A freeze-thaw cycle of isolated thylakoids in darkness in the presence of ascorbate was employed as a novel experimental system to activate the light-harvesting complex (LHC) II kinase. Under these conditions ascorbate reduces Q(A), the primary quinone electron acceptor of photosystem (PS) II, and the subsequent reduction of plastoquinone and the cytochrome (cyt) b(6)f complex results in the activation of the LHCII kinase.
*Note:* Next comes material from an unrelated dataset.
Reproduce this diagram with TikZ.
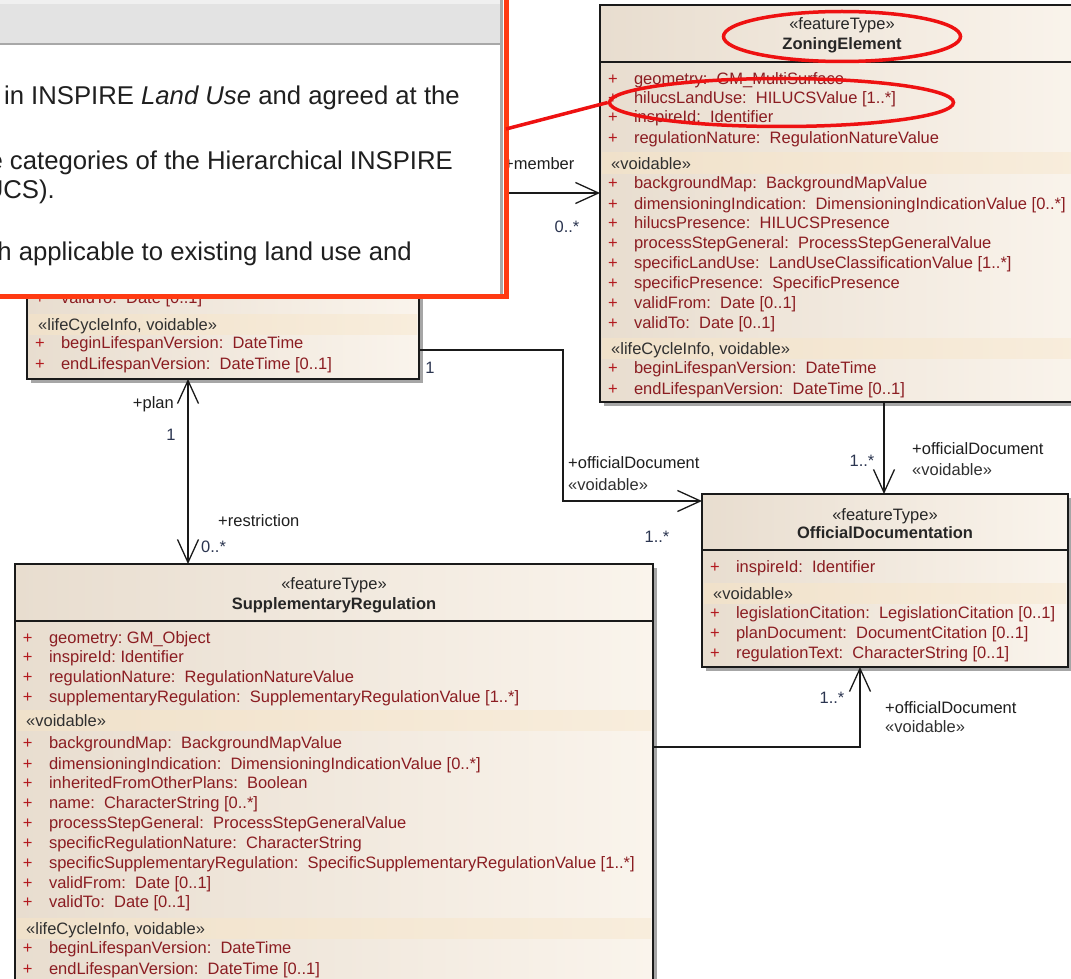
\documentclass[tikz,border=0pt]{standalone}
\usepackage{fontspec}
\setmainfont{Liberation Sans}
\usetikzlibrary{arrows.meta,shapes.geometric,shadows}
\definecolor{attrred}{HTML}{8B1D22}
\definecolor{plusred}{HTML}{B3191E}
\definecolor{stereo}{HTML}{303030}
\definecolor{multc}{HTML}{2B3550}
\definecolor{bodyL}{HTML}{E8DDCF}
\definecolor{bodyR}{HTML}{FAF4EC}
\definecolor{bandL}{HTML}{F0E1CA}
\definecolor{bandR}{HTML}{F8EDDC}
\definecolor{popred}{HTML}{FF3A12}
\definecolor{markred}{HTML}{EE1111}
\definecolor{bargray}{HTML}{E3E3E3}
\definecolor{bordergray}{HTML}{A8A8A8}
\definecolor{linec}{HTML}{1A1A1A}
\newcommand{\ufont}{\fontsize{16.5}{19.8}\selectfont}
\newcommand{\pfont}{\fontsize{25.7}{28}\selectfont}
\tikzset{
  umlbox/.style={draw=linec, line width=1.3, left color=bodyL, right color=bodyR,
    anchor=north west, inner sep=0, outer sep=0,
    drop shadow={shadow xshift=4pt, shadow yshift=-4pt, fill=black!35, opacity=1}},
  sepline/.style={draw=linec, line width=1.3},
  umltxt/.style={font=\ufont, inner sep=0, outer sep=0, anchor=base west, text=attrred},
  plustxt/.style={font=\ufont, inner sep=0, outer sep=0, anchor=base west, text=plusred},
  stereotxt/.style={font=\ufont, inner sep=0, anchor=base west, text=stereo},
  headtxt/.style={font=\ufont, inner sep=0, anchor=base, text=black!85},
  lbl/.style={font=\ufont, inner sep=0, anchor=base west, text=black!88},
  mult/.style={font=\ufont, inner sep=0, anchor=base, text=multc},
  assoc/.style={draw=linec, line width=1.3},
  ptxt/.style={font=\pfont, inner sep=0, anchor=base east, text=black!88},
  redmark/.style={draw=markred, line width=3.5},
  >={Straight Barb[length=23pt,width=21pt]}
}
\newcommand{\attrrow}[4]{\node[plustxt] (#1p) at (#2+8,#3+5) {+};\node[umltxt] (#1) at (#2+34,#3+5) {#4};}
\newcommand{\bandrow}[5]{\fill[left color=bandL,right color=bandR] (#2+2,#4-11) rectangle (#3-2,#4+9);\node[stereotxt] (#1) at (#2+11,#4+5) {#5};}
\begin{document}
\begin{tikzpicture}[x=1pt,y=-1pt]
\useasboundingbox (0,0) rectangle (1071,979);
\clip (0,0) rectangle (1071,979);
\fill[white] (0,0) rectangle (1071,979);

% ---------- ZoningElement ----------
\node[umlbox, minimum width=484, minimum height=397] (ze) at (600,5) {};
\draw[sepline] ([shift={(0,57)}]ze.north west) -- ([shift={(0,57)}]ze.north east);
\node[headtxt] (zeS) at (842,30) {«featureType»};
\node[headtxt,font=\ufont\bfseries] (zeN) at (842,50) {ZoningElement};
\attrrow{ze1}{600}{80}{geometry:~~GM\_MultiSurface}
\attrrow{ze2}{600}{99}{hilucsLandUse:~~HILUCSValue [1..*]}
\attrrow{ze3}{600}{118}{inspireId:~~Identifier}
\attrrow{ze4}{600}{138}{regulationNature:~~RegulationNatureValue}
\bandrow{zeB1}{600}{1084}{164}{«voidable»}
\attrrow{ze5}{600}{184}{backgroundMap:~~BackgroundMapValue}
\attrrow{ze6}{600}{204}{dimensioningIndication:~~DimensioningIndicationValue [0..*]}
\attrrow{ze7}{600}{223}{hilucsPresence:~~HILUCSPresence}
\attrrow{ze8}{600}{243}{processStepGeneral:~~ProcessStepGeneralValue}
\attrrow{ze9}{600}{263}{specificLandUse:~~LandUseClassificationValue [1..*]}
\attrrow{ze10}{600}{283}{specificPresence:~~SpecificPresence}
\attrrow{ze11}{600}{303}{validFrom:~~Date [0..1]}
\attrrow{ze12}{600}{323}{validTo:~~Date [0..1]}
\bandrow{zeB2}{600}{1084}{349}{«lifeCycleInfo, voidable»}
\attrrow{ze13}{600}{368}{beginLifespanVersion:~~DateTime}
\attrrow{ze14}{600}{389}{endLifespanVersion:~~DateTime [0..1]}

% ---------- SpatialPlan (partly hidden) ----------
\node[umlbox, minimum width=392, minimum height=229] (sp) at (27,150) {};
\attrrow{sp1}{27}{298}{validTo:~~Date [0..1]}
\bandrow{spB1}{27}{419}{325}{«lifeCycleInfo, voidable»}
\attrrow{sp2}{27}{343}{beginLifespanVersion:~~DateTime}
\attrrow{sp3}{27}{364}{endLifespanVersion:~~DateTime [0..1]}

% ---------- OfficialDocumentation ----------
\node[umlbox, minimum width=366, minimum height=173] (od) at (702,494) {};
\draw[sepline] ([shift={(0,56)}]od.north west) -- ([shift={(0,56)}]od.north east);
\node[headtxt] (odS) at (885,520) {«featureType»};
\node[headtxt,font=\ufont\bfseries] (odN) at (885,538) {OfficialDocumentation};
\attrrow{od1}{702}{567}{inspireId:~~Identifier}
\bandrow{odB1}{702}{1068}{594}{«voidable»}
\attrrow{od2}{702}{613}{legislationCitation:~~LegislationCitation [0..1]}
\attrrow{od3}{702}{633}{planDocument:~~DocumentCitation [0..1]}
\attrrow{od4}{702}{653}{regulationText:~~CharacterString [0..1]}

% ---------- SupplementaryRegulation ----------
\node[umlbox, minimum width=638, minimum height=440] (sr) at (15,564) {};
\draw[sepline] ([shift={(0,57)}]sr.north west) -- ([shift={(0,57)}]sr.north east);
\node[headtxt] (srS) at (334,589) {«featureType»};
\node[headtxt,font=\ufont\bfseries] (srN) at (334,609) {SupplementaryRegulation};
\attrrow{sr1}{15}{638}{geometry:~GM\_Object}
\attrrow{sr2}{15}{657}{inspireId:~Identifier}
\attrrow{sr3}{15}{677}{regulationNature:~~RegulationNatureValue}
\attrrow{sr4}{15}{697}{supplementaryRegulation:~~SupplementaryRegulationValue [1..*]}
\bandrow{srB1}{15}{653}{721}{«voidable»}
\attrrow{sr5}{15}{743}{backgroundMap:~~BackgroundMapValue}
\attrrow{sr6}{15}{764}{dimensioningIndication:~~DimensioningIndicationValue [0..*]}
\attrrow{sr7}{15}{783}{inheritedFromOtherPlans:~~Boolean}
\attrrow{sr8}{15}{803}{name:~~CharacterString [0..*]}
\attrrow{sr9}{15}{823}{processStepGeneral:~~ProcessStepGeneralValue}
\attrrow{sr10}{15}{843}{specificRegulationNature:~~CharacterString}
\attrrow{sr11}{15}{863}{specificSupplementaryRegulation:~~SpecificSupplementaryRegulationValue [1..*]}
\attrrow{sr12}{15}{883}{validFrom:~~Date [0..1]}
\attrrow{sr13}{15}{902}{validTo:~~Date [0..1]}
\bandrow{srB2}{15}{653}{929}{«lifeCycleInfo, voidable»}
\attrrow{sr14}{15}{948}{beginLifespanVersion:~~DateTime}
\attrrow{sr15}{15}{969}{endLifespanVersion:~~DateTime [0..1]}

% ---------- connectors ----------
\coordinate (memberfree) at (470,193);
\draw[assoc,->] (memberfree) -- ([shift={(0,188)}]ze.north west);
\node[lbl] (lmember) at (504,169) {+member};
\node[mult] (mmember) at (567,232) {0..*};

\draw[assoc,<->] ([shift={(161,0)}]sp.south west) -- ([shift={(173,0)}]sr.north west);
\node[lbl,anchor=base east] (lplan) at (174,408) {+plan};
\node[mult] (mplan) at (171,440) {1};
\node[lbl] (lrestr) at (218,526) {+restriction};
\node[lbl,text=multc] (mrestr) at (201,552) {0..*};

\draw[assoc,->] ([shift={(0,-29)}]sp.south east) -- ++(144,0) |- ([shift={(0,7)}]od.north west);
\node[mult] (msp) at (430,373) {1};
\node[lbl] (lod1) at (568,468) {+officialDocument};
\node[lbl,text=stereo] (lod1v) at (568,490) {«voidable»};
\node[mult] (mod1) at (657,542) {1..*};

\draw[assoc,->] ([shift={(284,0)}]ze.south west) -- ([shift={(182,0)}]od.north west);
\node[mult] (mze) at (862,466) {1..*};
\node[lbl] (lod2) at (912,454) {+officialDocument};
\node[lbl,text=stereo] (lod2v) at (912,475) {«voidable»};

\draw[assoc,->] ([shift={(0,183)}]sr.north east) -| ([shift={(158,0)}]od.south west);
\node[mult] (msr) at (832,703) {1..*};
\node[lbl] (lod3) at (885,713) {+officialDocument};
\node[lbl,text=stereo] (lod3v) at (885,732) {«voidable»};

% ---------- popup overlay ----------
\fill[white] (-10,-10) rectangle (504,296);
\fill[black!6] (-10,-10) rectangle (501,4);
\fill[bargray] (-10,4) rectangle (501,43);
\draw[bordergray, line width=2.5] (-10,44) -- (501,44);
\draw[bordergray, line width=3] (501.5,0) -- (501.5,296);
\node[ptxt] (p1) at (460,105) {in INSPIRE \textit{Land Use} and agreed at the};
\node[ptxt] (p2) at (453,170) {e categories of the Hierarchical INSPIRE};
\node[ptxt] (p3) at (55,198) {UCS).};
\node[ptxt] (p4) at (412,260) {h applicable to existing land use and};
\draw[popred, line width=5] (-10,-10) rectangle (506,296);

% ---------- red marks ----------
\node[redmark, ellipse, minimum width=237, minimum height=50, inner sep=0] (ell1) at (842,36.5) {};
\node[redmark, ellipse, minimum width=344, minimum height=48, inner sep=0] (ell2) at (781.5,102.5) {};
\coordinate (callout) at (506,129);
\draw[redmark] (callout) -- (ell2.west);
\end{tikzpicture}
\end{document}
Using this activation system, several facets of regulation of LHCII protein phosphorylation were unravelled. (i) Myxothiazol inhibited the activation of LHCII protein phosphorylation, thus being a potent inhibitor of electron flow not only in cyt bc complexes but in darkness also in cyt b(6)f complexes. (ii) Oxygen, the only electron acceptor in darkness, was required for LHCII kinase activation demonstrating that after a full reduction of the cyt b(6)f complex, an additional plastoquinol oxidation cycle in the quinol oxidation (Qo) site is required for LHCII kinase activation. (iii) In the absence of electron flow, when the intersystem electron carriers are reduced, the activated LHCII kinase has a half-life of 40 min, whereas the fully activated LHCII kinase becomes deactivated in a time scale of seconds upon oxidation of the cyt b(6)f complex, indicating that the kinase constantly reads the redox poise of the cyt b(6)f complex. (iv) The LHCII kinase is more tightly bound to the thylakoid membrane than the PS II core protein kinase(s). It is concluded that oxidation of plastoquinol at the Qo site of the reduced cyt b(6)f complex is required for LHCII kinase activation, while rapid reoccupation of the Qo site with plastoquinol is crucial for sustenance of the active state of the LHCII kinase.